From speculation to speculation, the case against the Quds Force by the Bush administration continues to lack anything in the way of substance. And yet the mythological Daqduq has become a launching platform for even graver speculation, fed by the media themselves, that the highest levels of leadership in Iran were aware of the activities of Daqduq and the Quds Force, and are thus somehow complicit in the violence. Not one shred of evidence was produced to sustain such serious accusations, and yet national media outlets such as The New York Times and The Washington Post both ran stories repeating these accusations. Politicians are formulating policy based upon such baseless accusations, and the American public continues to be manipulated into a predisposition for war with Iran largely because of such speculation. No one seems to pay attention to the fact that the U.S. military itself has subsequently contradicted its own briefings, noting in July 2007 that no persons had been captured by the United States that can provide a direct link between insurgents in Iraq and Iran. Again, in August of 2007, the U.S. military stated that it had yet to catch anyone smuggling weapons into Iraq from Iran.
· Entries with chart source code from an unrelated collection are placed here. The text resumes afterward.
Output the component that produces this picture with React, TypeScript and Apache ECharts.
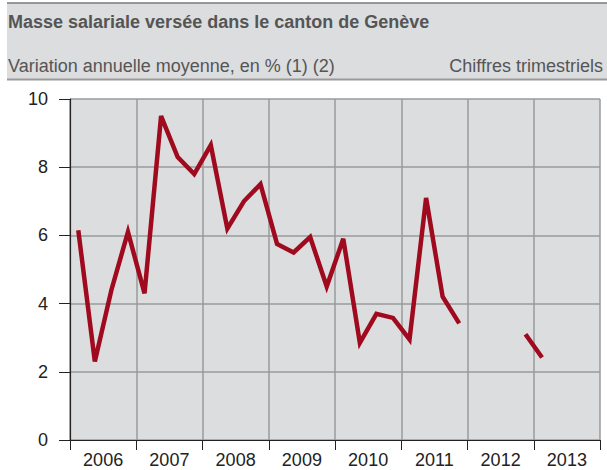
import React, { useEffect, useRef } from "react";
import * as echarts from "echarts";

const years = ["2006", "2007", "2008", "2009", "2010", "2011", "2012", "2013"];
const quarters = years.flatMap((y) => ["T1", "T2", "T3", "T4"].map((q) => `${y} ${q}`));
const values: (number | null)[] = [
  6.15, 2.3, 4.4, 6.1,
  4.3, 9.5, 8.3, 7.8,
  8.65, 6.2, 7.0, 7.5,
  5.75, 5.5, 5.95, 4.5,
  5.9, 2.85, 3.7, 3.58,
  2.95, 7.1, 4.2, 3.42,
  null, null, null, 3.1,
  2.42, null, null, null,
];
const title = "Masse salariale versée dans le canton de Genève";
const subtitle = "Variation annuelle moyenne, en % (1) (2)";
const note = "Chiffres trimestriels";

export default function App() {
  const ref = useRef<HTMLDivElement>(null);
  useEffect(() => {
    if (!ref.current) return;
    const chart = echarts.init(ref.current, null, { renderer: "svg" });
    const font = "'Liberation Sans', Arial, sans-serif";
    chart.setOption({
      animation: false,
      textStyle: { fontFamily: font },
      graphic: [
        { type: "rect", shape: { x: 7, y: 3, width: 600, height: 76 }, style: { fill: "#dcdddf" } },
        { type: "line", shape: { x1: 7, y1: 3, x2: 607, y2: 3 }, style: { stroke: "#7a7a7a", lineWidth: 1.5 } },
        { type: "line", shape: { x1: 7, y1: 79.5, x2: 607, y2: 79.5 }, style: { stroke: "#9a9a9a", lineWidth: 2 } },
        { type: "text", x: 8, y: 22, style: { text: title, font: `bold 18px ${font}`, fill: "#555", textVerticalAlign: "middle" } },
        { type: "text", x: 8, y: 65.5, style: { text: subtitle, font: `18px ${font}`, fill: "#555", textVerticalAlign: "middle" } },
        { type: "text", x: 603, y: 65.5, style: { text: note, font: `18px ${font}`, fill: "#555", textAlign: "right", textVerticalAlign: "middle" } },
      ],
      grid: { left: 70, right: 7, top: 99, bottom: 30, show: true, backgroundColor: "#dcdddf", borderWidth: 0 },
      xAxis: [
        {
          type: "category",
          data: years,
          boundaryGap: true,
          axisLine: { show: true, lineStyle: { color: "#222", width: 1.2 } },
          axisTick: { show: true, length: 10, lineStyle: { color: "#222" } },
          axisLabel: { color: "#222", fontSize: 18, margin: 11, fontFamily: font },
          splitLine: { show: true, lineStyle: { color: "#9a9a9a", width: 1.5 } },
        },
        {
          type: "category",
          data: quarters,
          boundaryGap: true,
          show: false,
        },
      ],
      yAxis: {
        type: "value",
        min: 0,
        max: 10,
        interval: 2,
        axisLine: { show: true, lineStyle: { color: "#222", width: 1.2 } },
        axisTick: { show: true, length: 11, lineStyle: { color: "#222" } },
        axisLabel: { color: "#222", fontSize: 18, margin: 22, fontFamily: font },
        splitLine: { show: true, lineStyle: { color: "#9a9a9a", width: 1.5 } },
      },
      series: [
        {
          type: "line",
          xAxisIndex: 1,
          data: values,
          showSymbol: false,
          connectNulls: false,
          lineStyle: { color: "#a00a1e", width: 4.5, join: "miter" },
          itemStyle: { color: "#a00a1e" },
          z: 5,
        },
      ],
    });
    return () => chart.dispose();
  }, []);
  return <div ref={ref} style={{ position: "absolute", left: 0, top: 0, width: 607, height: 470 }} />;
}
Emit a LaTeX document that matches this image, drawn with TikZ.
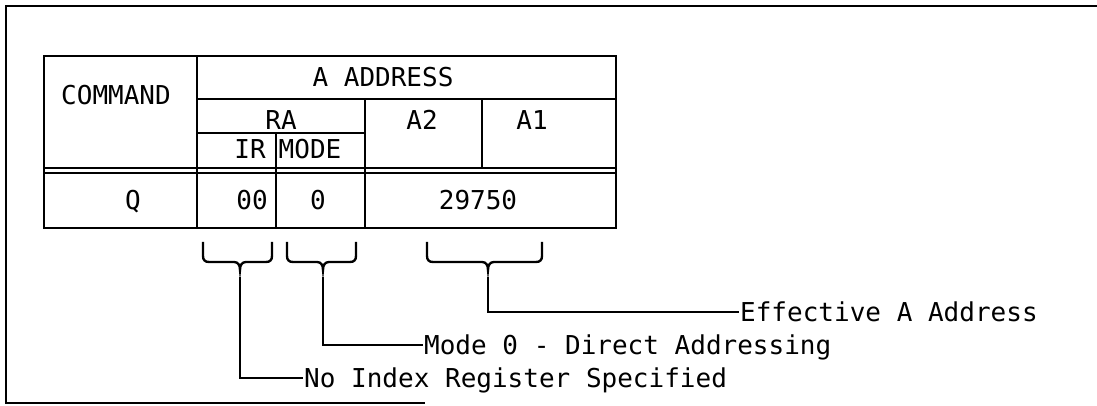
\documentclass[tikz,border=0pt]{standalone}
\usepackage{fontspec}
\setmonofont{DejaVu Sans Mono}
\begin{document}
\begin{tikzpicture}[x=0.015cm,y=-0.015cm,line width=1pt,
        font=\ttfamily\fontsize{11.1}{13}\selectfont,
        txt/.style={inner sep=0pt,text height=8.1pt,text depth=0pt},
        lbl/.style={txt,anchor=west}]
    \useasboundingbox (0,0) rectangle (1097,406);
    \draw (1097,6) -- (6,6) -- (6,403) -- (425,403);

    % instruction format table
    \draw (44,56) rectangle (616,228);
    \draw (197,56) -- (197,228);
    \draw (197,99) -- (616,99);
    \draw (197,133) -- (365,133);
    \draw (365,99) -- (365,228);
    \draw (482,99) -- (482,168);
    \draw (276,133) -- (276,228);
    \draw (44,168) -- (616,168);
    \draw (44,173) -- (616,173);

    \node (command) [txt] at (116,95) {COMMAND};
    \node (aaddr) [txt] at (383,77) {A ADDRESS};
    \node (ra) [txt] at (281,120) {RA};
    \node (atwo) [txt] at (422,120) {A2};
    \node (aone) [txt] at (532,120) {A1};
    \node (ir) [txt] at (250,149) {IR};
    \node (mode) [txt] at (310,149) {MODE};
    \node (cmdval) [txt] at (133,200) {Q};
    \node (irval) [txt] at (252,200) {00};
    \node (modeval) [txt] at (318,200) {0};
    \node (addrval) [txt] at (478,200) {29750};

    % braces under the fields
    \foreach \l/\m/\r/\n in {203/240/272/ir, 287/323/356/md, 427/488/542/ad} {
        \draw (\l,242) -- (\l,256) .. controls (\l,260) and ({\l+2},262) .. ({\l+6},262)
            -- ({\m-6},262) .. controls ({\m-2},262) and (\m,265) .. (\m,270)
            .. controls (\m,265) and ({\m+2},262) .. ({\m+6},262)
            -- ({\r-6},262) .. controls ({\r-2},262) and (\r,260) .. (\r,256) -- (\r,242);
        \coordinate (tip\n) at (\m,277);
    }

    \node (effaddr) [lbl] at (739,312) {Effective A Address};
    \node (direct) [lbl] at (423,345) {Mode 0 - Direct Addressing};
    \node (noindex) [lbl] at (303,378) {No Index Register Specified};

    \draw (tipad) |- (effaddr.west);
    \draw (tipmd) |- (direct.west);
    \draw (tipir) |- (noindex.west);
\end{tikzpicture}
\end{document}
And what of Daqduq himself? It seems that his Iraqi sponsor, Qais Khazali, had fallen out of favor with Muqtada al-Sadr over the strategic direction being taken, and sometime in 2006 split away from Sadr’s Mehdi Army, taking some 3,000 fighters with him. In the lawless wild-West environment which dominates Iraq in the post-Saddam era, the formation of splinter militias of this sort is an everyday occurrence. Radical adventurers have historically been drawn to places of conflict, which would explain the presence of Daqduq. And it would not surprise me to find that Qais Khazali had secured funding from extremist elements inside Iran which operate outside the mandate of government, including some from within the Iranian Revolutionary Guard itself. But the notion of Iran and Hizbollah aligning themselves directly with a splinter element like the “Khazali network” is highly unlikely, to say the least.
But fiction often mirrors reality, and in the case of Iran’s Quds Force, the model drawn upon by the U.S. military seems to be none other than America’s own support of anti-Iranian forces, namely the Mujahedin el-Khalk (MEK) operating out of U.S.-controlled bases inside Iraq, and Jundallah, a Baluchi separatist group operating out of Pakistan that the CIA openly acknowledges supporting. Unlike the lack of evidence brought to bear by the U.S. to sustain its claims of Iranian involvement inside Iraq, the Iranian government has captured scores of MEK and Jundallah operatives, along with supporting documents, which substantiate that which the U.S. openly admits: The United States is waging a proxy war against Iran, inside Iran. This mirror imaging of its own terror campaign against Iran to manufacture the perception of a similar effort being waged by Iran inside Iraq against the U.S. has been very effective at negating any Iranian effort to draw attention to the escalation of war-like activities inside its borders. After all, who would believe the Iranians? They are only trying to divert attention away from their own actions inside Iraq, or so the story goes.